Robert Kiehn of Caribou attended USM as a theater major for the 2011-2012 school year, but left after running into some financial trouble.

When he decided to go back to school, he enrolled at Gordon College in Massachusetts.

“I was looking for an environment that excited me a little more, where things were going on,” he said. “There’s not much going on in Gorham, Maine.”

Kiehn did not stay at Gordon College either.
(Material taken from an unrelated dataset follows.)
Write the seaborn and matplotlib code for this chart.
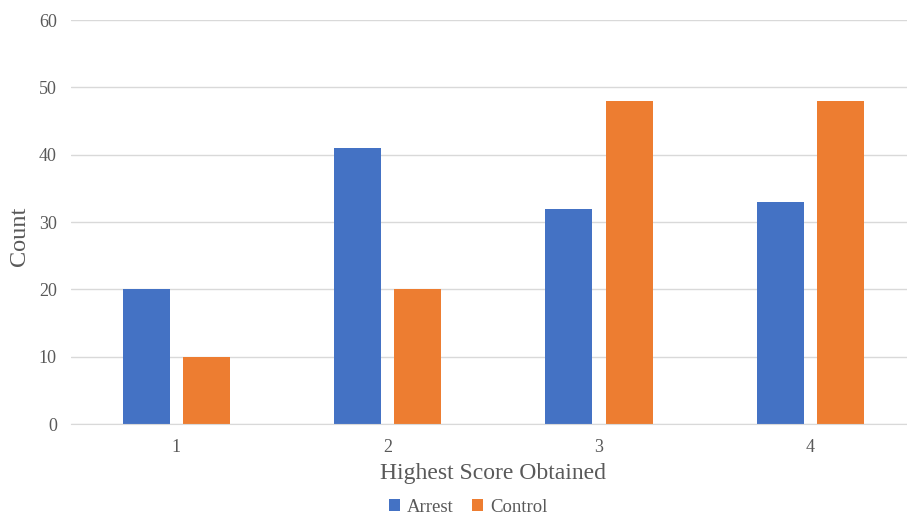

He’s now working in Calgary, Alberta, at a pizza place and is not sure what he’ll do next.

High school guidance counselors and education professionals say that often seemingly simple obstacles prevent students from earning a degree.

“What I find disheartening and sometimes heartbreaking is that from my perspective, some of the issues that are preventing students from staying the course are simple to fix,” said Wendy Ault, executive director of the Melmac Education Foundation, an organization that awards grants to high schools to encourage students to go to college.

Ault said she’s heard stories of students feeling homesick, not being able to figure out how to register for classes, not liking a roommate, encountering unexpected expenses, such as broken car parts or the cost of books. These seemingly small barriers accumulate and can encourage students to go home, especially students who are first generation college-goers.

“Too often they go to college and return to their hometown and work in the same job they had when they were in high school,” she said.

That is what Bradshaw has done. After one year at UMaine, he went back to lobstering.

“I would love to do something else,” he said. “It’s hard to break away from what I’ve known my whole life. It sounds great to have a job that you feel is rewarding.”

But, he added: “I don’t have any transferable skills.”

Bradshaw said he sometimes regrets his decision not to stay at UMaine, but he doesn’t see himself returning anytime soon. Instead, he encourages the 15-year-old who works on his boat to go to college.

As for the lobster boat, where he begrudgingly spends about a third of his time, Bradshaw has named it “Keep Dreamin.”